2.1 Introduction and Scope
This chapter updates information taken from Chapters 3 to 6 of the IPCC Working Group I Third Assessment Report (TAR; IPCC, 2001). It concerns itself with trends in forcing agents and their precursors since 1750, and estimates their contribution to the radiative forcing (RF) of the climate system. Discussion of the understanding of atmospheric composition changes is limited to explaining the trends in forcing agents and their precursors. Areas where significant developments have occurred since the TAR are highlighted.
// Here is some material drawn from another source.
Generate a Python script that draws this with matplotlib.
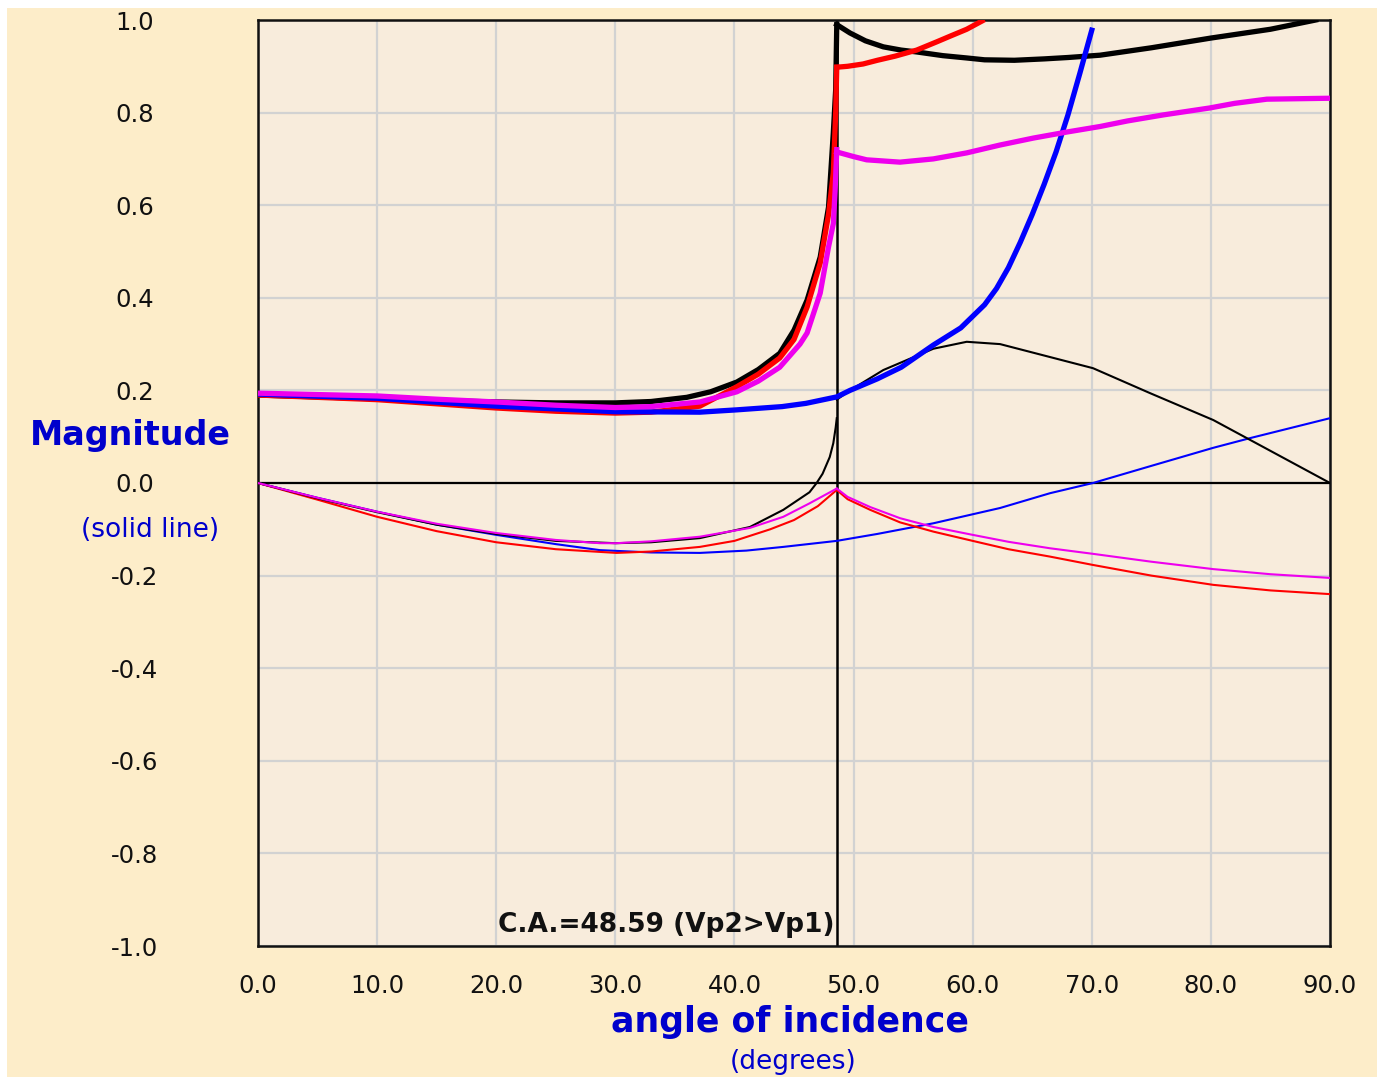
import matplotlib
matplotlib.use("Agg")
import matplotlib.pyplot as plt
from matplotlib.patches import Rectangle

ca = 48.59

# thick curves (solid, heavy)
blk_pre_x = [0, 5, 10, 15, 20, 25, 30, 33, 36, 38, 40.2, 42, 43.8, 45, 46.1, 47.2, 47.9, 48.3, 48.5, 48.59]
blk_pre_y = [0.190, 0.186, 0.182, 0.178, 0.175, 0.173, 0.173, 0.176, 0.185, 0.197, 0.218, 0.245, 0.28, 0.33, 0.395, 0.488, 0.596, 0.756, 0.85, 0.99]
blk_post_x = [48.59, 49.7, 51, 52.5, 54, 55.3, 57.5, 59.5, 61, 63.5, 66, 68, 70.7, 75, 80, 85, 88.8]
blk_post_y = [0.99, 0.972, 0.955, 0.942, 0.935, 0.931, 0.923, 0.918, 0.914, 0.913, 0.916, 0.919, 0.924, 0.94, 0.961, 0.98, 1.0]

red_pre_x = [0, 5, 10, 15, 20, 25, 30, 33, 37.1, 38.5, 40.2, 42, 43.8, 45, 46.1, 47.2, 47.9, 48.3, 48.5, 48.59]
red_pre_y = [0.19, 0.185, 0.18, 0.171, 0.162, 0.155, 0.151, 0.153, 0.166, 0.185, 0.208, 0.235, 0.27, 0.31, 0.38, 0.475, 0.58, 0.67, 0.8, 0.898]
red_post_x = [48.59, 49.5, 50.8, 52, 53.5, 55.3, 57, 58.1, 59.5, 60.8]
red_post_y = [0.898, 0.9, 0.905, 0.913, 0.922, 0.935, 0.953, 0.965, 0.98, 0.998]

mag_pre_x = [0, 5, 10, 15, 20, 25, 30, 33, 37.1, 40.2, 42, 43.8, 45.5, 46.1, 47.2, 47.9, 48.3, 48.45, 48.59]
mag_pre_y = [0.194, 0.191, 0.188, 0.181, 0.175, 0.168, 0.163, 0.165, 0.175, 0.197, 0.22, 0.25, 0.3, 0.324, 0.41, 0.51, 0.56, 0.63, 0.72]
mag_post_x = [48.59, 50, 51.1, 53.9, 56.7, 59.5, 62.3, 65.1, 67.9, 70.7, 73, 76, 79.9, 82, 84.7, 90]
mag_post_y = [0.715, 0.705, 0.698, 0.693, 0.70, 0.713, 0.73, 0.745, 0.758, 0.77, 0.782, 0.795, 0.81, 0.82, 0.829, 0.831]

blu_x = [0, 10, 20, 30, 37.1, 40.2, 44, 46, 48.59, 49.7, 52, 54, 56.7, 59, 60, 61, 62, 63, 64, 65, 66, 67, 68, 69, 70]
blu_y = [0.192, 0.183, 0.166, 0.154, 0.153, 0.158, 0.165, 0.172, 0.186, 0.2, 0.225, 0.25, 0.298, 0.335, 0.36, 0.385, 0.42, 0.465, 0.52, 0.58, 0.645, 0.715, 0.795, 0.885, 0.978]

# thin curves
tblk_pre_x = [0, 5, 10, 15, 20, 25, 30, 33, 37.1, 41.3, 44.1, 46.3, 46.9, 47.4, 48.0, 48.3, 48.5, 48.59]
tblk_pre_y = [0, -0.033, -0.063, -0.09, -0.11, -0.125, -0.13, -0.128, -0.119, -0.095, -0.058, -0.02, 0.0, 0.02, 0.056, 0.086, 0.12, 0.14]
tblk_post_x = [48.59, 49.7, 52.5, 56.7, 59.5, 62.3, 66.5, 70.1, 74.9, 80.2, 83.3, 90]
tblk_post_y = [0.18, 0.2, 0.244, 0.29, 0.305, 0.30, 0.272, 0.248, 0.194, 0.136, 0.093, 0.0]

tred_pre_x = [0, 5, 10, 15, 20, 25, 30.1, 33, 37.1, 40, 43, 45, 47, 48.59]
tred_pre_y = [0, -0.036, -0.073, -0.104, -0.128, -0.143, -0.151, -0.148, -0.138, -0.125, -0.1, -0.08, -0.05, -0.015]
tred_post_x = [48.59, 49.5, 51.4, 53.9, 56.7, 60, 63, 66.5, 70.1, 75, 80.2, 85, 90]
tred_post_y = [-0.015, -0.035, -0.058, -0.085, -0.105, -0.125, -0.143, -0.159, -0.177, -0.2, -0.22, -0.232, -0.24]

tmag_pre_x = [0, 5, 10, 15, 20, 25, 28.7, 30.1, 33, 37.1, 41.3, 44.1, 46.3, 48.59]
tmag_pre_y = [0, -0.032, -0.062, -0.088, -0.108, -0.123, -0.13, -0.13, -0.126, -0.116, -0.097, -0.073, -0.044, -0.012]
tmag_post_x = [48.59, 49.5, 51.4, 53.9, 56.7, 60, 63, 66.5, 70.1, 75, 80.2, 85, 90]
tmag_post_y = [-0.012, -0.03, -0.052, -0.076, -0.095, -0.112, -0.127, -0.141, -0.153, -0.17, -0.186, -0.197, -0.205]

tblu_x = [0, 5, 10, 15, 20, 25, 28.7, 33, 37.1, 41, 44.1, 48.59, 52, 56.7, 62.3, 66.5, 70.1, 75, 80.2, 83.3, 90]
tblu_y = [0, -0.032, -0.062, -0.09, -0.112, -0.132, -0.145, -0.15, -0.151, -0.146, -0.138, -0.125, -0.11, -0.087, -0.054, -0.022, 0.0, 0.037, 0.076, 0.097, 0.14]

xticks = [0, 10, 20, 30, 40, 50, 60, 70, 80, 90]
yticks = [-1.0, -0.8, -0.6, -0.4, -0.2, 0.0, 0.2, 0.4, 0.6, 0.8, 1.0]

outer_bg = "#fdedc9"
plot_bg = "#f8ecdc"
txt_blue = "#0000cc"
blue = "#0000ff"
magenta = "#ee00ee"

fig = plt.figure(figsize=(13.77, 10.79), dpi=100)
fig.patch.set_facecolor("white")
fig.patches.append(Rectangle((7 / 1377, 2 / 1079), 1, 1 - 10 / 1079,
                             transform=fig.transFigure, facecolor=outer_bg,
                             edgecolor="none", zorder=-10))

ax = fig.add_axes([258 / 1377, 1 - 946 / 1079, (1330 - 258) / 1377, (946 - 20) / 1079])
ax.set_zorder(1)
ax.set_facecolor(plot_bg)
ax.set_xlim(0, 90)
ax.set_ylim(-1, 1)
ax.set_xticks(xticks)
ax.set_yticks(yticks)
ax.set_xticklabels([f"{v:.1f}" for v in xticks])
ax.set_yticklabels([f"{v:.1f}" for v in yticks])
ax.tick_params(length=0, labelsize=17.5, colors="#111111")
ax.tick_params(axis="x", pad=20)
ax.tick_params(axis="y", pad=89)
for lbl in ax.get_yticklabels():
    lbl.set_horizontalalignment("center")
ax.grid(True, color="#d2d2d2", linewidth=1.6)
ax.set_axisbelow(True)
for s in ax.spines.values():
    s.set_linewidth(1.8)
    s.set_color("#111111")

ax.axhline(0, color="black", lw=1.6, zorder=2)
ax.axvline(ca, color="black", lw=1.8, zorder=2)

thin = 1.5
ax.plot(tblu_x, tblu_y, color=blue, lw=thin, zorder=3)
ax.plot(tred_pre_x, tred_pre_y, color="red", lw=thin, zorder=3)
ax.plot(tred_post_x, tred_post_y, color="red", lw=thin, zorder=3)
ax.plot(tblk_pre_x, tblk_pre_y, color="black", lw=thin, zorder=3)
ax.plot(tblk_post_x, tblk_post_y, color="black", lw=thin, zorder=3)
ax.plot(tmag_pre_x, tmag_pre_y, color=magenta, lw=thin, zorder=3)
ax.plot(tmag_post_x, tmag_post_y, color=magenta, lw=thin, zorder=3)

thick = 3.8
ax.plot(blk_pre_x, blk_pre_y, color="black", lw=thick, zorder=4)
ax.plot(blk_post_x, blk_post_y, color="black", lw=thick, zorder=4)
ax.plot(red_pre_x, red_pre_y, color="red", lw=thick, zorder=4)
ax.plot(red_post_x, red_post_y, color="red", lw=thick, zorder=4)
ax.plot(blu_x, blu_y, color=blue, lw=thick, zorder=4)
ax.plot(mag_pre_x, mag_pre_y, color=magenta, lw=thick, zorder=4)
ax.plot(mag_post_x, mag_post_y, color=magenta, lw=thick, zorder=4)

ax.text(ca - 0.2, -0.955, "C.A.=48.59 (Vp2>Vp1)", ha="right", va="center",
        fontsize=19, fontweight="bold", color="#111111", zorder=5)

fig.text(130 / 1377, 1 - 436 / 1079, "Magnitude", ha="center", va="center",
         fontsize=24, fontweight="bold", color=txt_blue)
fig.text(150 / 1377, 1 - 530 / 1079, "(solid line)", ha="center", va="center",
         fontsize=19, color=txt_blue)
fig.text(790 / 1377, 1 - 1022 / 1079, "angle of incidence", ha="center", va="center",
         fontsize=25, fontweight="bold", color=txt_blue)
fig.text(793 / 1377, 1 - 1062 / 1079, "(degrees)", ha="center", va="center",
         fontsize=19, color=txt_blue)

fig.savefig("out.png", dpi=100, facecolor=fig.get_facecolor())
The chapter draws on various assessments since the TAR, in particular the 2002 World Meteorological Organization (WMO)-United Nations Environment Programme (UNEP) Scientific Assessment of Ozone Depletion (WMO, 2003) and the IPCC-Technology and Economic Assessment Panel (TEAP) special report on Safeguarding the Ozone Layer and the Global Climate System (IPCC/TEAP, 2005).
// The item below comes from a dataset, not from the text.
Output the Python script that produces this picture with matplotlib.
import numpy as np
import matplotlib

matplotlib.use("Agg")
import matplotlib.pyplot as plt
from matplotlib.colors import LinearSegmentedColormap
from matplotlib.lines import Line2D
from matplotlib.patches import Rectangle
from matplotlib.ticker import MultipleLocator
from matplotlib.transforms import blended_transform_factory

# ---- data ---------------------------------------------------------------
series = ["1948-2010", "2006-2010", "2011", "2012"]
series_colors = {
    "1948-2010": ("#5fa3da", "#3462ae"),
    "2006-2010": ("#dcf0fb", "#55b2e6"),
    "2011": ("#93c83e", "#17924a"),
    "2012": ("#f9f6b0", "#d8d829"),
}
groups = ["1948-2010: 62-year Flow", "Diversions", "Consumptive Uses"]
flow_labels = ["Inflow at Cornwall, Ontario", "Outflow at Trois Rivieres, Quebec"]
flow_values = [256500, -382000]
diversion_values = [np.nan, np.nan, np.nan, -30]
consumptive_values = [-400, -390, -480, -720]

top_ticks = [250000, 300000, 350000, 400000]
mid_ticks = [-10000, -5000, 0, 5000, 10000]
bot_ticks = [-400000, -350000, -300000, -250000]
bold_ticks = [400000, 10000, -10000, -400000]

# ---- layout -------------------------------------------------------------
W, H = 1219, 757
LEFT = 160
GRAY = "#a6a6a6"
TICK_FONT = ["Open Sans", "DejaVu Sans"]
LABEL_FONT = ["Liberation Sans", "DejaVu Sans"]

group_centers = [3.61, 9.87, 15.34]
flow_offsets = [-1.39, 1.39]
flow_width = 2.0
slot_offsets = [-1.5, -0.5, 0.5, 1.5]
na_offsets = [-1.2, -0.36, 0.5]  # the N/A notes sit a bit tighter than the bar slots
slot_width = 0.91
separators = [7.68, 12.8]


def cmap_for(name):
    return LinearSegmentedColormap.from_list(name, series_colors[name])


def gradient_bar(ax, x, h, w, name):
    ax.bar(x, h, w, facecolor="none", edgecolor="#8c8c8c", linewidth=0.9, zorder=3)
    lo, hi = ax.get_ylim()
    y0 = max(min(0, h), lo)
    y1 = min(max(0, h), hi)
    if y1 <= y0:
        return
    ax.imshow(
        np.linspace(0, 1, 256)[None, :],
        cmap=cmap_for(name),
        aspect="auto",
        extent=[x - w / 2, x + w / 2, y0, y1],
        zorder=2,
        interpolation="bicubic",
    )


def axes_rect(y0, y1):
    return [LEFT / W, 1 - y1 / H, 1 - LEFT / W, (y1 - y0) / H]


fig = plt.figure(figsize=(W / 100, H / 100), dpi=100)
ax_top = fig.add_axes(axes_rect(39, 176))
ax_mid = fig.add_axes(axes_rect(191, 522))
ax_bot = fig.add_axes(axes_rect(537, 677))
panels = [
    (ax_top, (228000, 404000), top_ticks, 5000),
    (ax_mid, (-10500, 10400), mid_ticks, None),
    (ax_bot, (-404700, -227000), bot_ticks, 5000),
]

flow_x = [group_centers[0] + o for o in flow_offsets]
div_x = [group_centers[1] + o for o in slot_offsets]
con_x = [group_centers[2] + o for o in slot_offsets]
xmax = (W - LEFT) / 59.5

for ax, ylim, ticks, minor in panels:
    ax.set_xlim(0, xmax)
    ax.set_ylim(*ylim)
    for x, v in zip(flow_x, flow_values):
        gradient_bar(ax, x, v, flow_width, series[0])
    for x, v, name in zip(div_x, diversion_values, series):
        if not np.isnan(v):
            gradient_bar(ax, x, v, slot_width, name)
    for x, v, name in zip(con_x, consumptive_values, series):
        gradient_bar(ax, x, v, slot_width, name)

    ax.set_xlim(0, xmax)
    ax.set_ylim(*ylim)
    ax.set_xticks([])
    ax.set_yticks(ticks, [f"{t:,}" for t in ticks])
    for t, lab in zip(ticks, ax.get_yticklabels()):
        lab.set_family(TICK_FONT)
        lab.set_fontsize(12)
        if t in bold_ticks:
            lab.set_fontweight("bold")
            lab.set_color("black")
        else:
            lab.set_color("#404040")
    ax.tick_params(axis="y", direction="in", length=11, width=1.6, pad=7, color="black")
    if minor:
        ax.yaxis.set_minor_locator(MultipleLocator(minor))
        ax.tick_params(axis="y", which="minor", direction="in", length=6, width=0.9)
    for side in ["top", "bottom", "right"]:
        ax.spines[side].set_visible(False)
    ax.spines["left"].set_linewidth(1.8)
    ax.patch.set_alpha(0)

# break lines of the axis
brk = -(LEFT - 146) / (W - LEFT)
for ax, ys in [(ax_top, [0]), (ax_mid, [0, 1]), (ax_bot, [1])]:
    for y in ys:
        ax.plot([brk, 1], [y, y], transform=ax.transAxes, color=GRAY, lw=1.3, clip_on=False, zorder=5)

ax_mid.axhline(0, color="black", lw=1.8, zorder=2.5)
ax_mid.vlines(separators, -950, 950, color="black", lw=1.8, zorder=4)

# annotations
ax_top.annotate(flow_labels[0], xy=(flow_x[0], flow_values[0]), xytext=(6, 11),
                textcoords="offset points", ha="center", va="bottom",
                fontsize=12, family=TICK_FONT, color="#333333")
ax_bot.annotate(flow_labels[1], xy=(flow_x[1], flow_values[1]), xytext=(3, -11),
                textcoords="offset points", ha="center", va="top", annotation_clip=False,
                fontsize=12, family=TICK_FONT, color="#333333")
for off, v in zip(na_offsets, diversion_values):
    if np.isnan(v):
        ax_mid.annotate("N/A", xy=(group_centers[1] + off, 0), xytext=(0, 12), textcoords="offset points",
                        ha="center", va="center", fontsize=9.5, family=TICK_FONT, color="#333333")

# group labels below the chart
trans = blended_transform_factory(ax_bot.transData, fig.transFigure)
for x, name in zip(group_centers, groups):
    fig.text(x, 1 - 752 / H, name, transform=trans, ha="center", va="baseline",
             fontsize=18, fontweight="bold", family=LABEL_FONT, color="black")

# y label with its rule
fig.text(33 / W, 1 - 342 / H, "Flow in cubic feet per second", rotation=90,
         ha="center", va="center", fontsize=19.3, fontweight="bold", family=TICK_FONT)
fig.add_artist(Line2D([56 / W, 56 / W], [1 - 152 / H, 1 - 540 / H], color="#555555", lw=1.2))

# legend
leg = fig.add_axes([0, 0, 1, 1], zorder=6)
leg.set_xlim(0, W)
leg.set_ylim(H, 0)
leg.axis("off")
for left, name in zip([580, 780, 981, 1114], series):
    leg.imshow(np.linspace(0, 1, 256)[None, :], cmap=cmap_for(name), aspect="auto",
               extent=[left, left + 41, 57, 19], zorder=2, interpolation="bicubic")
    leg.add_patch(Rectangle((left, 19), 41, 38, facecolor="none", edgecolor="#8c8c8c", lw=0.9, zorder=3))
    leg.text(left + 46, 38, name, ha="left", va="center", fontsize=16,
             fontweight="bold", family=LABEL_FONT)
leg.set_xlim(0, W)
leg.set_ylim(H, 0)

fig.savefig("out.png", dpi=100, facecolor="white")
The chapter assesses anthropogenic greenhouse gas changes, aerosol changes and their impact on clouds, aviation-induced contrails and cirrus changes, surface albedo changes and natural solar and volcanic mechanisms. The chapter reassesses the ‘radiative forcing’ concept (Sections 2.2 and 2.8), presents spatial and temporal patterns of RF, and examines the radiative energy budget changes at the surface.
For the long-lived greenhouse gases (carbon dioxide (CO2), methane (CH4), nitrous oxide (N2O), chlorofluoro-carbons (CFCs), hydrochlorofluorocarbons (HCFCs), hydrofluorocarbons (HFCs), perfluorocarbons (PFCs) and sulphur hexafluoride (SF6), hereinafter collectively referred to as the LLGHGs; Section 2.3), the chapter makes use of new global measurement capabilities and combines long-term measurements from various networks to update trends through 2005. Compared to other RF agents, these trends are considerably better quantified; because of this, the chapter does not devote as much space to them as previous assessments (although the processes involved and the related budgets are further discussed in Sections 7.3 and 7.4). Nevertheless, LLGHGs remain the largest and most important driver of climate change, and evaluation of their trends is one of the fundamental tasks of both this chapter and this assessment.
The chapter considers only ‘forward calculation’ methods of estimating RF. These rely on observations and/or modelling of the relevant forcing agent. Since the TAR, several studies have attempted to constrain aspects of RF using ‘inverse calculation’ methods. In particular, attempts have been made to constrain the aerosol RF using knowledge of the temporal and/or spatial evolution of several aspects of climate. These include temperatures over the last 100 years, other RFs, climate response and ocean heat uptake. These methods depend on an understanding of – and sufficiently small uncertainties in – other aspects of climate change and are consequently discussed in the detection and attribution chapter (see Section 9.2).
Other discussions of atmospheric composition changes and their associated feedbacks are presented in Chapter 7. Radiative forcing and atmospheric composition changes before 1750 are discussed in Chapter 6. Future RF scenarios that were presented in Ramaswamy et al. (2001) are not updated in this report; however, they are briefly discussed in Chapter 10.